Source code of charts:
* * * * *

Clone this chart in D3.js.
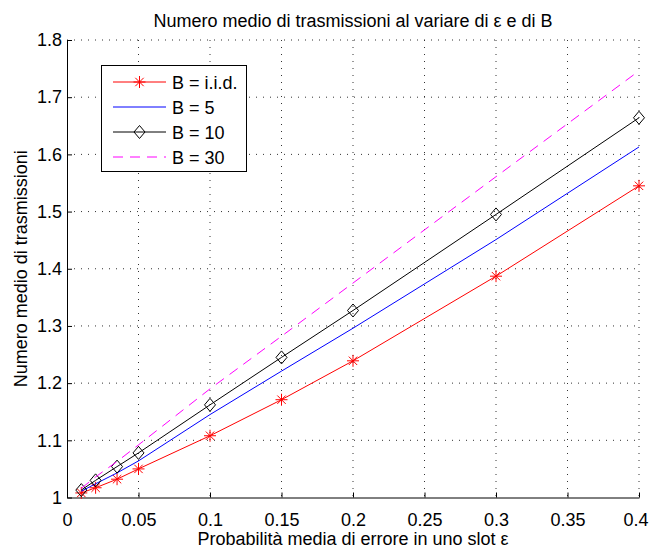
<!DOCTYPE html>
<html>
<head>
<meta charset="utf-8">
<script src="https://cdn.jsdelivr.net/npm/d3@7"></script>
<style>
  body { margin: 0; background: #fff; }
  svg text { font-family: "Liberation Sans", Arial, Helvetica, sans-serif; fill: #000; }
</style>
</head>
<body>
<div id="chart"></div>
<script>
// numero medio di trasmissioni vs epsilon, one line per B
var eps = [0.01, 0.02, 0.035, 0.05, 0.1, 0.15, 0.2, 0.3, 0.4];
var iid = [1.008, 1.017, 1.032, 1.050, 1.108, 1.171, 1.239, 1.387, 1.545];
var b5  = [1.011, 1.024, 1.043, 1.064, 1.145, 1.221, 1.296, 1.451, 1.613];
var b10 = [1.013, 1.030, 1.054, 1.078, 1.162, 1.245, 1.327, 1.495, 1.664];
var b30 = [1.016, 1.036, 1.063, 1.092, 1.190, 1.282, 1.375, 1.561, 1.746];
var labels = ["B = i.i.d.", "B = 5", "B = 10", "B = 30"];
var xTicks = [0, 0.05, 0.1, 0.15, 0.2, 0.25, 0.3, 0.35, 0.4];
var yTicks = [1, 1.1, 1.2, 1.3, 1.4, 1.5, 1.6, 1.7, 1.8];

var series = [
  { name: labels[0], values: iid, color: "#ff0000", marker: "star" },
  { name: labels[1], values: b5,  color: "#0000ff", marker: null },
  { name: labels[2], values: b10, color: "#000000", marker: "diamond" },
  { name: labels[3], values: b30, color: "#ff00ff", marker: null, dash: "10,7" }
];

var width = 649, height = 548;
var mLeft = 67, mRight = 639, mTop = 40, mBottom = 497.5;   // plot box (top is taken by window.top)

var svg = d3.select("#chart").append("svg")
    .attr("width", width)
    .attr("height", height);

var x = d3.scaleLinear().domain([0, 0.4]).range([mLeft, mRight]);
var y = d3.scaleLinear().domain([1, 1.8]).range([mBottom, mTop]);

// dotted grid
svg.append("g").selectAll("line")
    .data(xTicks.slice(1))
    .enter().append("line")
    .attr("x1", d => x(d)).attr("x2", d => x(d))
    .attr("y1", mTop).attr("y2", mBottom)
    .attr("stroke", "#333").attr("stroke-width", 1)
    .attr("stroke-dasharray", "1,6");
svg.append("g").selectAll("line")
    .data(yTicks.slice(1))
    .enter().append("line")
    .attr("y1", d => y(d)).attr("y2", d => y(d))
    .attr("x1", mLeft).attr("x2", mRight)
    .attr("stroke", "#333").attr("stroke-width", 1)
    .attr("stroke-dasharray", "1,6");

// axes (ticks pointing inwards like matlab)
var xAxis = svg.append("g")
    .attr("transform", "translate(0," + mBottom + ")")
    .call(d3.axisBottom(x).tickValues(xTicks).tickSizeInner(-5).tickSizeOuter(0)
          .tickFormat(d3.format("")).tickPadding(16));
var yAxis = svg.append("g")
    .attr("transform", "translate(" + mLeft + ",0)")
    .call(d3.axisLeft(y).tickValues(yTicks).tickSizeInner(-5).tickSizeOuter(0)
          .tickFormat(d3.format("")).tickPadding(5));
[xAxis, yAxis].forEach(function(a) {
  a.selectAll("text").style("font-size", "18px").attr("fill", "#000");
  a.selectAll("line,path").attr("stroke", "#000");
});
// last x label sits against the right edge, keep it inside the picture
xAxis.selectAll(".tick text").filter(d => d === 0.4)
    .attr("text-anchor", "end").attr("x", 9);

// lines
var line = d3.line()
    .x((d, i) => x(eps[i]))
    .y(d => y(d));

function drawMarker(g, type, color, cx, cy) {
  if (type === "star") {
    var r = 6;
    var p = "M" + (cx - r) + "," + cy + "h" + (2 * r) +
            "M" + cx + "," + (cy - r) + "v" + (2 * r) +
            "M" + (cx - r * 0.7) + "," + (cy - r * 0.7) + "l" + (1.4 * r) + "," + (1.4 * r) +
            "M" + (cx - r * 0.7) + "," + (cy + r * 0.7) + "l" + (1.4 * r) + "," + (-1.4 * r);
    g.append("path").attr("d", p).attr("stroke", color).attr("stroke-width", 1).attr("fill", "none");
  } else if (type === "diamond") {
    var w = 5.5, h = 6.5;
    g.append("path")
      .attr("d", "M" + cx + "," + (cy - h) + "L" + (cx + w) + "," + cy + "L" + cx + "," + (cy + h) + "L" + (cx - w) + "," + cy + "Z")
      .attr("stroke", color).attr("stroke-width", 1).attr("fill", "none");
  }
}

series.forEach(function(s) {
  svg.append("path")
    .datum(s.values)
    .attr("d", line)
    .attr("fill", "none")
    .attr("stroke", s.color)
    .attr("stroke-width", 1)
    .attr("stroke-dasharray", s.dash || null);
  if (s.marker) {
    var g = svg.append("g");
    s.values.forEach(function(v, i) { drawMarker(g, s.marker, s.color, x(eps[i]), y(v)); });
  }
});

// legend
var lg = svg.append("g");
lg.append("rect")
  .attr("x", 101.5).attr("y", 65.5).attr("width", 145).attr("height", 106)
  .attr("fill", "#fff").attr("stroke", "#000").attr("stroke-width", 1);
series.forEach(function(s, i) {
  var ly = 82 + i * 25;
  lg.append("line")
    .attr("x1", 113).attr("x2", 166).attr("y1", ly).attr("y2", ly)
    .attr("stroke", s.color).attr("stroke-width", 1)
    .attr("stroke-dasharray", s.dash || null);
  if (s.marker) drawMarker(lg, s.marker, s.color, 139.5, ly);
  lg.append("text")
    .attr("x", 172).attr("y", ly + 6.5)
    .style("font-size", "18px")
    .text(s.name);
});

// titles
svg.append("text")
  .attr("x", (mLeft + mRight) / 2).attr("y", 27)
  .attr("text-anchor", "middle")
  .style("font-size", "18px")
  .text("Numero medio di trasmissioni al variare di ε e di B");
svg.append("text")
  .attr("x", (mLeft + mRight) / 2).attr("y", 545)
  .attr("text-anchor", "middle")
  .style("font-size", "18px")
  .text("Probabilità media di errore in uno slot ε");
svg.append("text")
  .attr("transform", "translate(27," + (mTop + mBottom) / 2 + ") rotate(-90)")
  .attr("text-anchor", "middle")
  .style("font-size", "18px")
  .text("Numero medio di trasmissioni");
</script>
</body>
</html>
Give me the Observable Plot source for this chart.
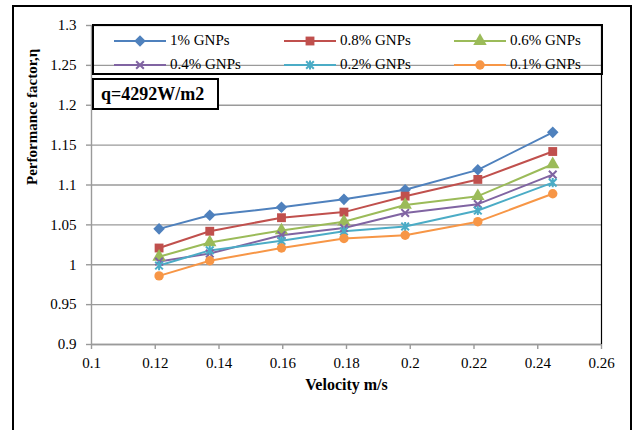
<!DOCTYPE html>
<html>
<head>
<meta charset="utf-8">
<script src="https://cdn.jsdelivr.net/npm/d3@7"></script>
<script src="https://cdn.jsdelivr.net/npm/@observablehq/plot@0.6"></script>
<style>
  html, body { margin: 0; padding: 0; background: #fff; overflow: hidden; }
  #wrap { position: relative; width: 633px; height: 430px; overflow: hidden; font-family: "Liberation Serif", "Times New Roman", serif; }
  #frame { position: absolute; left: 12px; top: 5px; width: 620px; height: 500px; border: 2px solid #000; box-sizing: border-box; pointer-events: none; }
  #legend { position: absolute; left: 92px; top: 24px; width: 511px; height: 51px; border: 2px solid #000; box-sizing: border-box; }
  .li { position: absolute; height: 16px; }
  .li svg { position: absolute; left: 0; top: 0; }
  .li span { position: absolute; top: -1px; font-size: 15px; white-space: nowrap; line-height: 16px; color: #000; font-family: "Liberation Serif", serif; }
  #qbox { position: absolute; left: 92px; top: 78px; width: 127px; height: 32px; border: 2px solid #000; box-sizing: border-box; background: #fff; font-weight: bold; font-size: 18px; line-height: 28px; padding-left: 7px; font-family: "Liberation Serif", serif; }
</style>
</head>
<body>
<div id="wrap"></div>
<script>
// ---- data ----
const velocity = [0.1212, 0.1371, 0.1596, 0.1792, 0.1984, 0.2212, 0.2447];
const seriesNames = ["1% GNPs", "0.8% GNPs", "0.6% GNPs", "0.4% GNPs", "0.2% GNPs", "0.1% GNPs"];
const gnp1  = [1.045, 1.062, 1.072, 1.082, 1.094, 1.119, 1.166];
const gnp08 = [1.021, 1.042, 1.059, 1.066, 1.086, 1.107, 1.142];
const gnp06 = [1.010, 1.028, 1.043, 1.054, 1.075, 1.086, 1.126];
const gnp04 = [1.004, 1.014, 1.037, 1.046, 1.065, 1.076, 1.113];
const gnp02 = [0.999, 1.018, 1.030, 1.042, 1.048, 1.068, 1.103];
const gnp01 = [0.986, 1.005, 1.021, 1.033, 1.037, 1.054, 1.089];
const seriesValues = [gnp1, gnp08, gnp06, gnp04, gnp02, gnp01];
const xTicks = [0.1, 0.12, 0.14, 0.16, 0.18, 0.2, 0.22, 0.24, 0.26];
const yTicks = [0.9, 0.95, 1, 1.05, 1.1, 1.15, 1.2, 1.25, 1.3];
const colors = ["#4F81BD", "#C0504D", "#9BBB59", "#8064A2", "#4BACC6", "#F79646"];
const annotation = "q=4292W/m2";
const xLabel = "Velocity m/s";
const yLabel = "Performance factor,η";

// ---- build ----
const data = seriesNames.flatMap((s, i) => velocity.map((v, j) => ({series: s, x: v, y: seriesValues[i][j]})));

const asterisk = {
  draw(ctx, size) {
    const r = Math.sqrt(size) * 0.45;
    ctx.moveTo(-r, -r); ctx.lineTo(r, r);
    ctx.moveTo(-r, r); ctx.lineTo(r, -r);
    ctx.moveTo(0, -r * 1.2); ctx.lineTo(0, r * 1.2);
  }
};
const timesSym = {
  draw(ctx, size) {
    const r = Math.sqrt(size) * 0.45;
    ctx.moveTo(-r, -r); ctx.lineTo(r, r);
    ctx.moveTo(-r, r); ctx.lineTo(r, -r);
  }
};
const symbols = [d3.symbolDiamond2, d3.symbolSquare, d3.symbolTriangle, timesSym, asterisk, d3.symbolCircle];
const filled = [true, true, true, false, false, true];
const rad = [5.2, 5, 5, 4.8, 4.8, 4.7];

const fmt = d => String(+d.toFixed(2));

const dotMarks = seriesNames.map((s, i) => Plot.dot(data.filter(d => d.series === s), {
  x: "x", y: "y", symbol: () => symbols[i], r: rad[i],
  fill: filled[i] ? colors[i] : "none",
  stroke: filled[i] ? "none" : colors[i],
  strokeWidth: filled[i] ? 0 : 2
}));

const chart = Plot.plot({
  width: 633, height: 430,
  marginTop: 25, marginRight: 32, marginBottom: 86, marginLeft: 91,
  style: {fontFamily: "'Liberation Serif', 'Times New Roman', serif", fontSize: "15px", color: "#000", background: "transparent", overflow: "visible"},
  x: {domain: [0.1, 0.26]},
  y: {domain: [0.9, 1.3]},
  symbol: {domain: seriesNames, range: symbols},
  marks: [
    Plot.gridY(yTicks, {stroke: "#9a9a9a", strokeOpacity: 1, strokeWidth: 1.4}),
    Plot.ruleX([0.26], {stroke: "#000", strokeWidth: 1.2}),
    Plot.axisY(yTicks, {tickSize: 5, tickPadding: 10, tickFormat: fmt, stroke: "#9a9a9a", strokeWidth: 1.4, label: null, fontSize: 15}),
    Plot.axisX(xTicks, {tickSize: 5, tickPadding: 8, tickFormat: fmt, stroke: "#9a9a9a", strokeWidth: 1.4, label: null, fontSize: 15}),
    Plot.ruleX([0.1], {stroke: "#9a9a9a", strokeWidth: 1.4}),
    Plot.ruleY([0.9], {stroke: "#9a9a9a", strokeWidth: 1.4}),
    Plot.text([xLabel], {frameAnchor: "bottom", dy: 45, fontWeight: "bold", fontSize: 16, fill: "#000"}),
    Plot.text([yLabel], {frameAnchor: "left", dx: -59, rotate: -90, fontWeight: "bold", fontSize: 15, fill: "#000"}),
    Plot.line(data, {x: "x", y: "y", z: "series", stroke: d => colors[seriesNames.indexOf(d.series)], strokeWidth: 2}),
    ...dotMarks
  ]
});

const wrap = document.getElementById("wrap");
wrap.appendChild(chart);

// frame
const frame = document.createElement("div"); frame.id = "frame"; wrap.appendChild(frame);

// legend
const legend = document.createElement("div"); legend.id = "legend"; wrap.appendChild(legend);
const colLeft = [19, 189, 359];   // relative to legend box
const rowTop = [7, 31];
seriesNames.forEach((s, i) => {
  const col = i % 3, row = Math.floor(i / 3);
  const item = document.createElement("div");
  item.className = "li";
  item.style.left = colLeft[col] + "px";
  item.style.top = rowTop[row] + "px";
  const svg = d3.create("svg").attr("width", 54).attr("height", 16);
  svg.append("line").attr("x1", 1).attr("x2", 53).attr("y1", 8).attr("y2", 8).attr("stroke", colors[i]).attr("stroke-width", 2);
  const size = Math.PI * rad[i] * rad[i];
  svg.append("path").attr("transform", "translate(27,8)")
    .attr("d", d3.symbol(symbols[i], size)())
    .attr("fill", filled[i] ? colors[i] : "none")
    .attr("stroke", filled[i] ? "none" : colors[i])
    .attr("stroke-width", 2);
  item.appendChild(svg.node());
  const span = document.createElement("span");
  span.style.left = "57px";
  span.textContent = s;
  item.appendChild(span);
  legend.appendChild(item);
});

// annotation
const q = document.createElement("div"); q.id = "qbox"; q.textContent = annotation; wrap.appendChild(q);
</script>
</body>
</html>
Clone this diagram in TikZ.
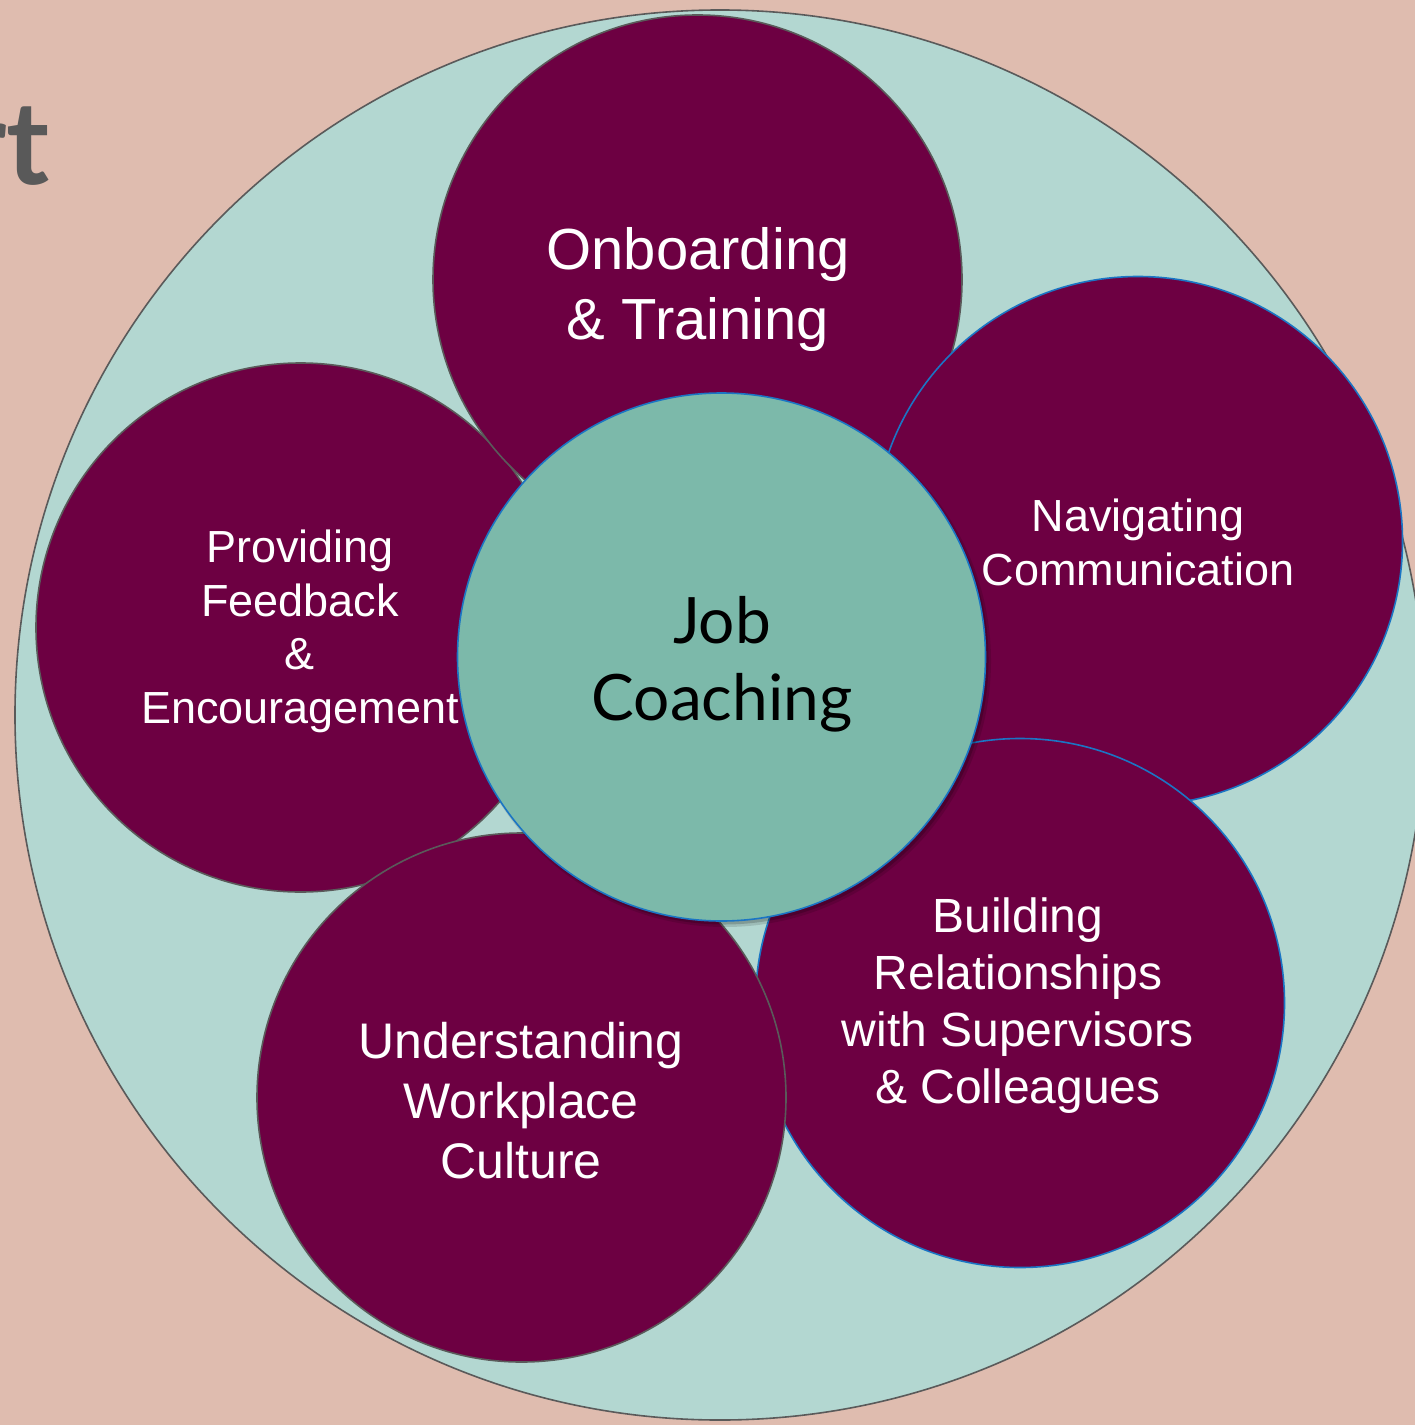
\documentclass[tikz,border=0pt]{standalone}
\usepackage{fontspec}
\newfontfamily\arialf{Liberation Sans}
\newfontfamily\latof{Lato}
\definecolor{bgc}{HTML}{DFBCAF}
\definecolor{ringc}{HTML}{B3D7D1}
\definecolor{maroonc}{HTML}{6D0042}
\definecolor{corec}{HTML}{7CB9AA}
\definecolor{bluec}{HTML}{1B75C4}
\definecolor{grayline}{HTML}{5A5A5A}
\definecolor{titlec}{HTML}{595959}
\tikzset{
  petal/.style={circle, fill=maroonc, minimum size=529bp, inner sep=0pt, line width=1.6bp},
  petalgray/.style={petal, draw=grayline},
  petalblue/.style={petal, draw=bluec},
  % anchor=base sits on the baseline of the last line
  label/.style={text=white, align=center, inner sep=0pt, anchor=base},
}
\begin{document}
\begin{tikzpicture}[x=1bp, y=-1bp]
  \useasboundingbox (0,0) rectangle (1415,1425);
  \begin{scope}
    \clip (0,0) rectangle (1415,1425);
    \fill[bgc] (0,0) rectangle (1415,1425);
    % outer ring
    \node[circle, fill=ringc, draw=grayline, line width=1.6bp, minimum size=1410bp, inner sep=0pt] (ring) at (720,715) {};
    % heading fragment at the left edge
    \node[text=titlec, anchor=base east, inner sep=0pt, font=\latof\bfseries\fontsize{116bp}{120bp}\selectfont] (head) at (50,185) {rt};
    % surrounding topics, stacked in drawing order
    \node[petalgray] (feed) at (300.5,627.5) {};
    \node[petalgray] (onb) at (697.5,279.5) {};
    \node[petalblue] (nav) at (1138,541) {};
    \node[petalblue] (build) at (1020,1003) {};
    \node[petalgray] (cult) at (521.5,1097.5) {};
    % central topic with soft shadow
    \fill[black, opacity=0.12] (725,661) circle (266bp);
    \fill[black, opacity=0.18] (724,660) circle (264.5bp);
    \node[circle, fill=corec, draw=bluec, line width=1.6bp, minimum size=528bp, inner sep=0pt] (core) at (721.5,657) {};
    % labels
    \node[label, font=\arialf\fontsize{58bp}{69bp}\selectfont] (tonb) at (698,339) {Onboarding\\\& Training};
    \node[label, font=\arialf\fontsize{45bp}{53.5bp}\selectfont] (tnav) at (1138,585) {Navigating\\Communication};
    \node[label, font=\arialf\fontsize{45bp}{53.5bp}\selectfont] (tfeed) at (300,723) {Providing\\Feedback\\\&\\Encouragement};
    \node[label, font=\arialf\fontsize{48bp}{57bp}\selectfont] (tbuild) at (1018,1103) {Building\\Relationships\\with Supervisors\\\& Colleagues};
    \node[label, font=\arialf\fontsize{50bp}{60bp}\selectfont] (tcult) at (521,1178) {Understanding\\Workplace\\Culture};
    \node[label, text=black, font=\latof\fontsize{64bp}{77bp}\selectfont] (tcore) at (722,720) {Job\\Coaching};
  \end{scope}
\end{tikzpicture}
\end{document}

* * * * *

:: Problem details ::
Pictures excluded, repeat exactly the lines from the top of the material through the line with "d3.scaleLinear().domain([1, 1.8]).range([mBottom, mTop]);", including both of those lines.

:: Completed task ::
Clone this chart in D3.js.
<!DOCTYPE html>
<html>
<head>
<meta charset="utf-8">
<script src="https://cdn.jsdelivr.net/npm/d3@7"></script>
<style>
  body { margin: 0; background: #fff; }
  svg text { font-family: "Liberation Sans", Arial, Helvetica, sans-serif; fill: #000; }
</style>
</head>
<body>
<div id="chart"></div>
<script>
// numero medio di trasmissioni vs epsilon, one line per B
var eps = [0.01, 0.02, 0.035, 0.05, 0.1, 0.15, 0.2, 0.3, 0.4];
var iid = [1.008, 1.017, 1.032, 1.050, 1.108, 1.171, 1.239, 1.387, 1.545];
var b5  = [1.011, 1.024, 1.043, 1.064, 1.145, 1.221, 1.296, 1.451, 1.613];
var b10 = [1.013, 1.030, 1.054, 1.078, 1.162, 1.245, 1.327, 1.495, 1.664];
var b30 = [1.016, 1.036, 1.063, 1.092, 1.190, 1.282, 1.375, 1.561, 1.746];
var labels = ["B = i.i.d.", "B = 5", "B = 10", "B = 30"];
var xTicks = [0, 0.05, 0.1, 0.15, 0.2, 0.25, 0.3, 0.35, 0.4];
var yTicks = [1, 1.1, 1.2, 1.3, 1.4, 1.5, 1.6, 1.7, 1.8];

var series = [
  { name: labels[0], values: iid, color: "#ff0000", marker: "star" },
  { name: labels[1], values: b5,  color: "#0000ff", marker: null },
  { name: labels[2], values: b10, color: "#000000", marker: "diamond" },
  { name: labels[3], values: b30, color: "#ff00ff", marker: null, dash: "10,7" }
];

var width = 649, height = 548;
var mLeft = 67, mRight = 639, mTop = 40, mBottom = 497.5;   // plot box (top is taken by window.top)

var svg = d3.select("#chart").append("svg")
    .attr("width", width)
    .attr("height", height);

var x = d3.scaleLinear().domain([0, 0.4]).range([mLeft, mRight]);
var y = d3.scaleLinear().domain([1, 1.8]).range([mBottom, mTop]);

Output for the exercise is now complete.